Friday, January 6, 2012

The Declaration by Gemma Malley

Amazon Description: "It's the year 2140 and Longevity drugs have all but eradicated old age. A never-aging society can't sustain population growth, however…which means Anna should never have been born. Nor should any of the children she lives with at Grange Hall. The facility is full of boys and girls whose parents chose to have kids--called surpluses--despite a law forbidding them from doing so. These children are raised as servants, and brought up to believe they must atone for their very existence. Then one day a boy named Peter appears at the Hall, bringing with him news of the world outside, a place where people are starting to say that Longevity is bad, and that maybe people shouldn't live forever. Peter begs Anna to escape with him, but Anna's not sure who to trust: the strange new boy whose version of life sounds like a dangerous fairy tale, or the familiar walls of Grange Hall and the head mistress who has controlled her every waking thought?
   Chilling, poignant, and endlessly though-provoking, The Declaration is a powerful debut that will have readers agonizing over Anna's fate until the very last page."

My Review: The Declaration was a very DIFFERENT type of dystopian book.
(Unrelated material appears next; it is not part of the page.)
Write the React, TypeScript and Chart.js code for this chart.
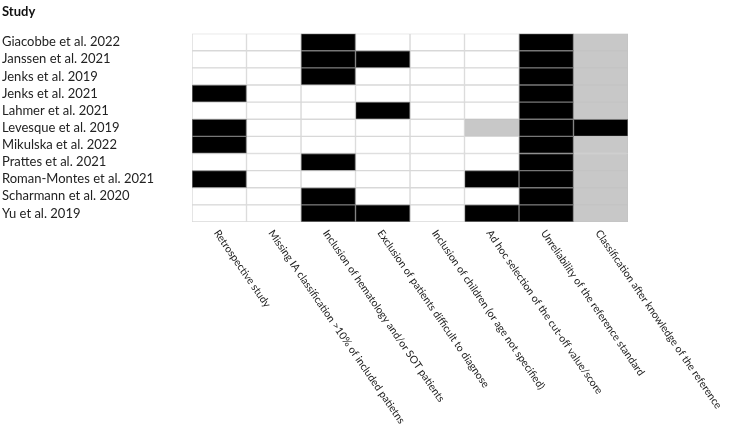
import React, { useEffect, useRef } from "react";
import { Chart, registerables } from "chart.js";

Chart.register(...registerables);

const studies = [
  "Giacobbe et al. 2022",
  "Janssen et al. 2021",
  "Jenks et al. 2019",
  "Jenks et al. 2021",
  "Lahmer et al. 2021",
  "Levesque et al. 2019",
  "Mikulska et al. 2022",
  "Prattes et al. 2021",
  "Roman-Montes et al. 2021",
  "Scharmann et al. 2020",
  "Yu et al. 2019",
];

const criteria = [
  "Retrospective study",
  "Missing IA classification >10% of included patietns",
  "Inclusion of hematology and/or SOT patients",
  "Exclusion of patients difficult to diagnose",
  "Inclusion of children (or age not specified)",
  "Ad hoc selection of the cut-off value/score",
  "Unreliability of the reference standard",
  "Classification after knowledge of the reference",
];

// 0 = low risk (white), 1 = high risk (black), 2 = unclear (grey); one row per study
const giacobbe2022 = [0, 0, 1, 0, 0, 0, 1, 2];
const janssen2021 = [0, 0, 1, 1, 0, 0, 1, 2];
const jenks2019 = [0, 0, 1, 0, 0, 0, 1, 2];
const jenks2021 = [1, 0, 0, 0, 0, 0, 1, 2];
const lahmer2021 = [0, 0, 0, 1, 0, 0, 1, 2];
const levesque2019 = [1, 0, 0, 0, 0, 2, 1, 1];
const mikulska2022 = [1, 0, 0, 0, 0, 0, 1, 2];
const prattes2021 = [0, 0, 1, 0, 0, 0, 1, 2];
const romanMontes2021 = [1, 0, 0, 0, 0, 1, 1, 2];
const scharmann2020 = [0, 0, 1, 0, 0, 0, 1, 2];
const yu2019 = [0, 0, 1, 1, 0, 1, 1, 2];

const scores = [
  giacobbe2022, janssen2021, jenks2019, jenks2021, lahmer2021, levesque2019,
  mikulska2022, prattes2021, romanMontes2021, scharmann2020, yu2019,
];

const COLORS = ["#ffffff", "#000000", "#c8c8c8"];

const FONT = "Lato, 'Open Sans', sans-serif";

const bottomLabels = {
  id: "bottomLabels",
  afterDraw(chart: any) {
    const ctx = chart.ctx;
    const xs = chart.scales.x;
    const top = chart.chartArea.bottom + 9;
    ctx.save();
    ctx.fillStyle = "#222";
    ctx.font = `10.5px ${FONT}`;
    ctx.textAlign = "left";
    ctx.textBaseline = "middle";
    criteria.forEach((c, i) => {
      const x = xs.getPixelForValue(i + 0.5) - 3;
      ctx.save();
      ctx.translate(x, top);
      ctx.rotate((55.5 * Math.PI) / 180);
      ctx.fillText(c, 0, 0);
      ctx.restore();
    });
    ctx.restore();
  },
};

export default function App() {
  const ref = useRef<HTMLCanvasElement | null>(null);
  useEffect(() => {
    document.body.style.margin = "0";
    const datasets = criteria.map((c, j) => ({
      label: c,
      data: studies.map(() => 1),
      backgroundColor: scores.map((r) => COLORS[r[j]]),
      borderColor: scores.map((r) => (r[j] === 2 ? "#c4c4c4" : r[j] === 1 ? "#777777" : "#d8d8d8")),
      borderWidth: 1,
      borderSkipped: false,
      categoryPercentage: 1,
      barPercentage: 1,
    }));
    const chart = new Chart(ref.current!, {
      type: "bar",
      data: { labels: studies, datasets },
      plugins: [bottomLabels],
      options: {
        indexAxis: "y",
        animation: false,
        responsive: false,
        maintainAspectRatio: false,
        layout: { padding: { top: 0, bottom: 211, right: 101, left: 2 } },
        plugins: {
          legend: { display: false },
          tooltip: { enabled: false },
          title: {
            display: true,
            text: "Study",
            align: "start",
            color: "#111",
            font: { family: FONT, size: 13, weight: "bold" },
            padding: { top: 4, bottom: 14 },
          },
        },
        scales: {
          x: { stacked: true, min: 0, max: 8, display: false },
          y: {
            stacked: true,
            grid: { display: false },
            border: { display: false },
            ticks: {
              autoSkip: false,
              crossAlign: "far",
              color: "#222",
              font: { family: FONT, size: 13 },
              padding: 4,
            },
            afterFit: (s: any) => {
              s.width = 190;
            },
          },
        },
      },
    } as any);
    return () => chart.destroy();
  }, []);
  return (
    <div style={{ width: 729, height: 433 }}>
      <canvas ref={ref} width={729} height={433} />
    </div>
  );
}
For one thing, it wasn't too unrealistic. There was obviously the futuristic aspect---certain people slaves for messed-up reasons---and there was also some of the creepy advanced technology (a serum that helps you stay young for almost forever!). But for the most part? Very realistic! No flying hover cars, no holographic people, no destroyed countries... It all made sense. That's what I liked about it---it didn't follow the cliche dystopian outline (even though I do like that outline, at times...). The characters were interesting and easy to read about, not too serious or war-like; they were more realistic. They actually SEEMED like teenagers. I personally feel that no matter what year---whether 1400 or 3100---and what type of society, teens will be teens. So the characters worked. The plot was interesting and kept me reading and flowed well. It also made me think quite a bit. The social commentary was all about how people obsess so much over their looks THESE days, going to extremes (plastic surgery)...what will they do in a hundred, or a thousand, years, when technology is even MORE advanced? ...An intriguing and creepy question, no? Anyway, this was a pretty good book. Not TOO exciting or amazing, but a good, solid read.

Cover: The cover is very pretty. I love the colors together: scarlet, sky blue, and steel gray. Who knew they'd go so well together? The image is beautiful as well, pretty yet twisted, a butterfly trapped within coils of wire. Think about the symbolism of THAT!